As the title reflects, the album contains Sinatra's final original recordings with Capitol Records before moving to his own Reprise Records label to achieve more artistic freedom with his recordings. However, Sinatra would later return to Capitol in order to record Duets (1993) and Duets II (1994).

Sinatra had already begun recording with Reprise as early as 1960 and had already recorded Ring-A-Ding-Ding, I Remember Tommy, and Sinatra Swings by the time these sessions occurred. He recorded this album in a hurried two-day session in September 1961 to fulfill his contract.

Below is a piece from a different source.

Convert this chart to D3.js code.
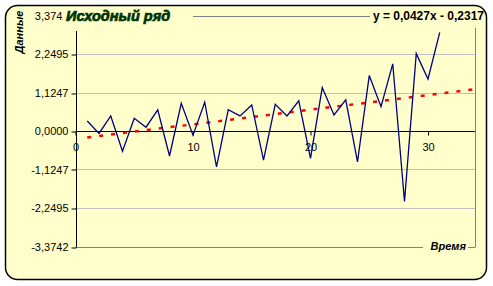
<!DOCTYPE html>
<html>
<head>
<meta charset="utf-8">
<script src="https://cdn.jsdelivr.net/npm/d3@7"></script>
<style>
  body { margin: 0; background: #fff; }
  svg { display: block; font-family: "Liberation Sans", Arial, sans-serif; }
</style>
</head>
<body>
<svg width="493" height="286"></svg>
<script>
// data
var timeValues = [1, 2, 3, 4, 5, 6, 7, 8, 9, 10, 11, 12, 13, 14, 15, 16, 17, 18, 19, 20,
                  21, 22, 23, 24, 25, 26, 27, 28, 29, 30, 31];
var seriesValues = [0.29, -0.07, 0.44, -0.59, 0.37, 0.11, 0.62, -0.73, 0.81, -0.12,
                    0.84, -1.05, 0.62, 0.44, 0.76, -0.85, 0.78, 0.44, 0.88, -0.80,
                    1.27, 0.47, 0.91, -0.90, 1.62, 0.71, 1.96, -2.06, 2.26, 1.52, 2.88];
var trendCoef = [0.0427, -0.2317];   // slope, intercept from the label
var trendRange = [1, 34];            // trend drawn with 3 periods forecast
var yTicks = [3.3742, 2.2495, 1.1247, 0, -1.1247, -2.2495, -3.3742];
var yTickLabels = ["3,3742", "2,2495", "1,1247", "0,0000", "-1,1247", "-2,2495", "-3,3742"];
var xTicks = [0, 10, 20, 30];
var xTickLabels = ["0", "10", "20", "30"];

var svg = d3.select("svg");
var bg = "#ffffcc";

var x = d3.scaleLinear().domain([0, 34]).range([75.5, 475]);
var y = d3.scaleLinear().domain([-3.3742, 3.3742]).range([246.5, 15.5]);

// chart area
svg.append("rect")
    .attr("x", 5.5).attr("y", 5.5)
    .attr("width", 481).attr("height", 274)
    .attr("rx", 12).attr("ry", 12)
    .attr("fill", bg);

var g = svg.append("g");

// gridlines
g.selectAll(".grid")
    .data(yTicks.filter(function (d) { return d !== 0; }))
    .enter().append("line")
    .attr("x1", x(0)).attr("x2", x(34))
    .attr("y1", function (d) { return Math.round(y(d)) + 0.5; })
    .attr("y2", function (d) { return Math.round(y(d)) + 0.5; })
    .attr("stroke", function (d) { return Math.abs(d) === 3.3742 ? "#808080" : "#c0c0c0"; })
    .attr("stroke-width", 1);

// plot border right
g.append("line")
    .attr("x1", 475.5).attr("x2", 475.5)
    .attr("y1", Math.round(y(3.3742)) + 0.5).attr("y2", Math.round(y(-3.3742)) + 0.5)
    .attr("stroke", "#808080");

// y axis
var yAxis = g.append("g")
    .attr("transform", "translate(76.5,0)")
    .call(d3.axisLeft(y).tickValues(yTicks)
        .tickFormat(function (d, i) { return yTickLabels[i]; })
        .tickSize(5).tickPadding(3))
    .call(function (a) { a.select(".domain").remove(); });
yAxis.selectAll("line").attr("stroke", "#000").attr("transform", function (d) {
    return "translate(0," + (Math.round(y(d)) + 0.5 - y(d)) + ")";
});
yAxis.selectAll("text").attr("font-size", "11px").attr("fill", "#000")
    .attr("font-family", "Liberation Sans, Arial, sans-serif");
g.append("line")
    .attr("x1", 76.5).attr("x2", 76.5)
    .attr("y1", y(3.3742)).attr("y2", y(-3.3742) + 1)
    .attr("stroke", "#000");

// x axis on zero
var xAxis = g.append("g")
    .attr("transform", "translate(0," + (Math.round(y(0)) + 0.5) + ")")
    .call(d3.axisBottom(x).tickValues(xTicks)
        .tickFormat(function (d, i) { return xTickLabels[i]; })
        .tickSize(4).tickPadding(8))
    .call(function (a) { a.select(".domain").remove(); });
xAxis.selectAll("line").attr("stroke", "#000");
xAxis.selectAll("text").attr("font-size", "11px").attr("fill", "#000")
    .attr("font-family", "Liberation Sans, Arial, sans-serif");
g.append("line")
    .attr("x1", x(0)).attr("x2", x(34))
    .attr("y1", Math.round(y(0)) + 0.5).attr("y2", Math.round(y(0)) + 0.5)
    .attr("stroke", "#000");

// trend line
var trendPts = trendRange.map(function (t) { return [t, trendCoef[0] * t + trendCoef[1]]; });
g.append("path")
    .attr("d", d3.line().x(function (d) { return x(d[0]); }).y(function (d) { return y(d[1]); })(trendPts))
    .attr("fill", "none")
    .attr("stroke", "#ff0000")
    .attr("stroke-width", 2.5)
    .attr("stroke-dasharray", "4,8");

// series
var pts = timeValues.map(function (t, i) { return [t, seriesValues[i]]; });
g.append("path")
    .attr("d", d3.line().x(function (d) { return x(d[0]); }).y(function (d) { return y(d[1]); })(pts))
    .attr("fill", "none")
    .attr("stroke", "#000080")
    .attr("stroke-width", 1.3)
    .attr("stroke-linejoin", "miter");

// label boxes cover the plot edges like the original
svg.append("rect").attr("x", 63).attr("y", 6).attr("width", 130).attr("height", 25).attr("fill", bg);
svg.append("rect").attr("x", 370).attr("y", 6).attr("width", 114).attr("height", 22).attr("fill", bg);
svg.append("rect").attr("x", 423).attr("y", 238).attr("width", 45).attr("height", 17).attr("fill", bg);

svg.append("text")
    .attr("x", 66).attr("y", 21)
    .attr("font-size", "14.5px").attr("font-weight", "bold").attr("font-style", "italic")
    .attr("fill", "#003300").attr("stroke", "#003300").attr("stroke-width", 0.7)
    .text("Исходный ряд");

svg.append("text")
    .attr("x", 484).attr("y", 20)
    .attr("text-anchor", "end")
    .attr("font-size", "12px").attr("font-weight", "bold")
    .text("y = 0,0427x - 0,2317");

svg.append("text")
    .attr("x", 466).attr("y", 250)
    .attr("text-anchor", "end")
    .attr("font-size", "11px").attr("font-weight", "bold").attr("font-style", "italic")
    .text("Время");

svg.append("text")
    .attr("transform", "translate(23,32) rotate(-90)")
    .attr("text-anchor", "middle")
    .attr("font-size", "11px").attr("font-weight", "bold").attr("font-style", "italic")
    .text("Данные");

// chart border on top
svg.append("rect")
    .attr("x", 5.5).attr("y", 5.5)
    .attr("width", 481).attr("height", 274)
    .attr("rx", 12).attr("ry", 12)
    .attr("fill", "none")
    .attr("stroke", "#000").attr("stroke-width", 1.5);
</script>
</body>
</html>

The album was still a special occasion, reuniting Sinatra with Axel Stordahl, the arranger and conductor who helped Sinatra rise to stardom in the 1940s. Sinatra rushed through the sessions to fulfill his obligation to Capitol, something which Stordahl said upset him. Stordahl also arranged the vocalist's first Capitol session back in 1953, so his presence gave a sense of closure to the Capitol era.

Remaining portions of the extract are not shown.